The Basics of Strength Training for Cyclists

Strength training for cyclists used to be a controversial subject, but a recent boom in scientific research into the subject has begun to turn that tide. Study after study is showing that cyclists can benefit from incorporating strength training into their schedule.

Not only that, but strength training is a great tool for general health and fitness. It’s key to fight low bone-density which plagues cyclists, and it helps to maintain muscle mass in older athletes.

Lower-Body Strength Training

Cycling is a lower-body dominant sport, and strength training should be focused largely on this area. The best exercises for cyclists are free-weight exercises like squats, lunges, and variations thereof. If an athlete prefers machine exercises they should focus on multi-joint exercises using as much of the lower body as possible. Examples include the leg press or machine-guided squats. Finally, isolation exercises like hamstring curls or calf raises can be used to build up a weak muscle.

Repetitions should generally be in the range of 5-8, with challenging but controllable weights. Repetitions can be slightly higher for isolation exercises. 3-5 sets per exercise and a few exercises per workout is perfect. We suggest two days a week in the gym in the off-season. During the season maintenance sessions one or two days a week can be done, or we can maintain strength through on-the-bike work, depending on the athlete.

Core Training

Training the muscles in your abdomen and lower back (typically what we mean when we refer to the core) may not directly impact your power output the way training your legs does, but it can make you more stable on the bike, help you avoid lower back problems, and provide more efficient power transfer. All this can make you more powerful and more comfortable on the bike.

Core training should be designed to target all 360 degrees of the core, hitting the abdominals, obliques and muscles of the lower back. Exercises in the 10-20 repetition range, as well as static exercises like planks are ideal.

Upper Body Training

One look at the upper body of most champion cyclists should tell you that upper body strength isn’t an important factor in cycling performance. However, having some upper body strength can be important for general health and fitness. For that reason, as a coach, I leave upper-body work up to the individual. Some racers focused on being as light as possible may avoid it. For the most part, though, I recommend including some upper body work.
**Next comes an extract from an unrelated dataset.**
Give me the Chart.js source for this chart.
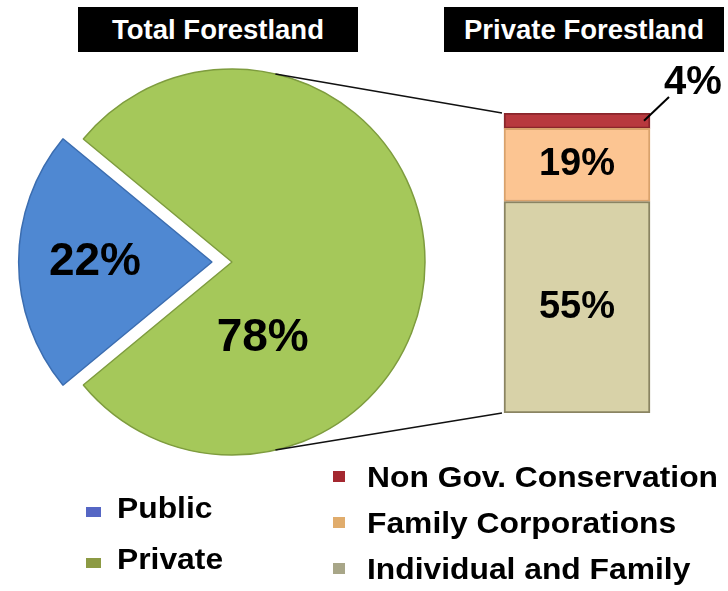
<!DOCTYPE html>
<html><head><meta charset="utf-8">
<script src="https://cdn.jsdelivr.net/npm/chart.js@4.4.0/dist/chart.umd.min.js"></script>
<style>
html,body{margin:0;padding:0;background:#fff;}
#wrap{position:relative;width:728px;height:591px;overflow:hidden;font-family:"Liberation Sans",Arial,sans-serif;}
canvas{position:absolute;left:0;top:0;width:728px;height:591px;}
.title{position:absolute;top:7px;height:45px;width:280px;background:#000;color:#fff;font-weight:bold;font-size:27.5px;line-height:45px;text-align:center;}
.item{position:absolute;white-space:nowrap;font-weight:bold;font-size:30px;line-height:30px;color:#000;transform:scaleX(1.06);transform-origin:0 50%;}
.mk{position:absolute;}
</style></head>
<body><div id="wrap">
<canvas id="pie" width="728" height="591"></canvas>
<canvas id="bar" width="728" height="591"></canvas>
<div class="title" style="left:78px">Total Forestland</div>
<div class="title" style="left:444px">Private Forestland</div>
<div id="leg"></div>
</div>
<script>
// ---- data ----
const pieLabels = ['Public', 'Private'];
const pieValues = [22, 78];
const privateLabels = ['Individual and Family', 'Family Corporations', 'Non Gov. Conservation'];
const privateValues = [55, 19, 4];

// ---- styles ----
const FONT = '"Liberation Sans", Arial, sans-serif';
const pieColors = ['#4f88d2', '#a5c85a'];
const pieBorders = ['#3b6db0', '#7e9c3e'];
const barColors = ['#d8d2a8', '#fcc592', '#b8393e'];
const barBorders = ['#8a8462', '#d9a26c', '#8a262b'];
const pieMarker = ['#5566c4', '#8c9a44'];
const barMarker = ['#a8a688', '#e0ac6c', '#a42830'];

const pieLabelDist = [0.71, 0.425];
const pieLabelTurn = [0, 68];

const pieLabelPlugin = {
  id: 'pieLbl',
  afterDatasetsDraw(chart) {
    const ctx = chart.ctx;
    chart.getDatasetMeta(0).data.forEach((arc, i) => {
      const p = arc.getProps(['x', 'y', 'startAngle', 'endAngle', 'outerRadius']);
      const mid = (p.startAngle + p.endAngle) / 2 + pieLabelTurn[i] * Math.PI / 180;
      const d = p.outerRadius * pieLabelDist[i];
      ctx.save();
      ctx.font = 'bold 46px ' + FONT;
      ctx.fillStyle = '#000';
      ctx.textAlign = 'center';
      ctx.textBaseline = 'middle';
      ctx.fillText(pieValues[i] + '%', p.x + Math.cos(mid) * d, p.y + Math.sin(mid) * d);
      ctx.restore();
    });
  }
};

const pieChart = new Chart(document.getElementById('pie'), {
  type: 'pie',
  data: {
    labels: pieLabels,
    datasets: [{
      data: pieValues,
      backgroundColor: pieColors,
      borderColor: pieBorders,
      borderWidth: 1.5,
      offset: [80, 0],
      radius: 193,
      rotation: 270 - 180 * pieValues[0] / (pieValues[0] + pieValues[1])
    }]
  },
  options: {
    responsive: false,
    animation: false,
    radius: 193,
    rotation: 270 - 180 * pieValues[0] / (pieValues[0] + pieValues[1]),
    layout: { padding: { left: 0, top: 0, right: 264, bottom: 67 } },
    plugins: { legend: { display: false }, tooltip: { enabled: false } }
  },
  plugins: [pieLabelPlugin]
});

const barLabelPlugin = {
  id: 'barLbl',
  afterDatasetsDraw(chart) {
    const ctx = chart.ctx;
    privateValues.forEach((v, i) => {
      const el = chart.getDatasetMeta(i).data[0];
      const p = el.getProps(['x', 'y', 'base', 'width']);
      ctx.save();
      ctx.fillStyle = '#000';
      ctx.textAlign = 'center';
      ctx.textBaseline = 'middle';
      if (i < 2) {
        ctx.font = 'bold 38px ' + FONT;
        ctx.fillText(v + '%', p.x, (p.y + p.base) / 2);
      } else {
        const lx = p.x + p.width / 2 + 43, ly = p.y - 30;
        ctx.font = 'bold 40px ' + FONT;
        ctx.fillText(v + '%', lx, ly);
        ctx.strokeStyle = '#000';
        ctx.lineWidth = 2;
        ctx.beginPath();
        ctx.moveTo(p.x + p.width / 2 - 6, (p.y + p.base) / 2);
        ctx.lineTo(lx - 24, ly + 14);
        ctx.stroke();
      }
      ctx.restore();
    });
  }
};

const connectorPlugin = {
  id: 'conn',
  afterDraw(chart) {
    const ctx = chart.ctx;
    const arc = pieChart.getDatasetMeta(0).data[1].getProps(['x', 'y', 'outerRadius']);
    const top = chart.getDatasetMeta(privateValues.length - 1).data[0].getProps(['x', 'y', 'width']);
    const bot = chart.getDatasetMeta(0).data[0].getProps(['x', 'base', 'width']);
    const a = 77 * Math.PI / 180;
    ctx.save();
    ctx.strokeStyle = '#111';
    ctx.lineWidth = 1.5;
    ctx.beginPath();
    ctx.moveTo(arc.x + Math.cos(-a) * arc.outerRadius, arc.y + Math.sin(-a) * arc.outerRadius);
    ctx.lineTo(top.x - top.width / 2 - 2, top.y);
    ctx.moveTo(arc.x + Math.cos(a) * arc.outerRadius, arc.y + Math.sin(a) * arc.outerRadius);
    ctx.lineTo(bot.x - bot.width / 2 - 2, bot.base);
    ctx.stroke();
    ctx.restore();
  }
};

new Chart(document.getElementById('bar'), {
  type: 'bar',
  data: {
    labels: ['Private Forestland'],
    datasets: privateLabels.map((l, i) => ({
      label: l,
      data: [privateValues[i]],
      backgroundColor: barColors[i],
      borderColor: barBorders[i],
      borderWidth: 2,
      borderSkipped: false,
      barThickness: 146
    }))
  },
  options: {
    responsive: false,
    animation: false,
    layout: { padding: { left: 467, right: 41, top: 113, bottom: 178 } },
    scales: {
      x: { display: false, stacked: true },
      y: { display: false, stacked: true, min: 0, max: pieValues[1] }
    },
    plugins: { legend: { display: false }, tooltip: { enabled: false } }
  },
  plugins: [barLabelPlugin, connectorPlugin]
});

// ---- legends (HTML) ----
const leg = document.getElementById('leg');
function addItem(text, color, mx, my, mw, mh, tx, baseline) {
  const m = document.createElement('div');
  m.className = 'mk';
  m.style.cssText = `left:${mx}px;top:${my}px;width:${mw}px;height:${mh}px;background:${color};`;
  leg.appendChild(m);
  const t = document.createElement('div');
  t.className = 'item';
  t.textContent = text;
  t.style.left = tx + 'px';
  t.style.top = (baseline - 25) + 'px';
  leg.appendChild(t);
}
pieLabels.forEach((l, i) => {
  const b = 518 + i * 51;
  addItem(l, pieMarker[i], 86, b - 11, 15, 10, 117, b);
});
privateLabels.slice().reverse().forEach((l, k) => {
  const i = privateLabels.length - 1 - k;
  const b = 487 + k * 46;
  addItem(l, barMarker[i], 333, b - 16, 12, 11, 367, b);
});
</script>
</body></html>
If you choose to do upper body work, choose a couple of ‘pushing’ exercises (bench press, shoulder press, push-ups) and a few ‘pulling’ exercises (pull-ups, lat pull-downs, bent-over rows). Similar to what we suggested for leg exercises, the 5-8 rep range is perfect, with a few sets per exercise. Make sure to balance your pushing and pulling exercises.


Gym work is best started in the off-season, or very far out from your goal events. When you first start in the gym you’ll be sore and the quality of training on the bike will be reduced. So, if you start too close to your goal races, you can actually hurt performance instead of helping. For a race like GFNY NYC, we suggest starting the previous fall and training hard in the gym until around January or February.

Two times a week in the off-season is ideal. This can be reduced in late winter or early spring. After reducing gym work, you can use a few strategies for maintenance. One option is to keep doing two sessions per week, but very short, at-home sessions. Another is to continue with one day a week in the gym. Finally, you can stop lower-body strength work all together and use the bike to maintain your strength. If you chose this final option, it’s important to keep a few days of core work in your program.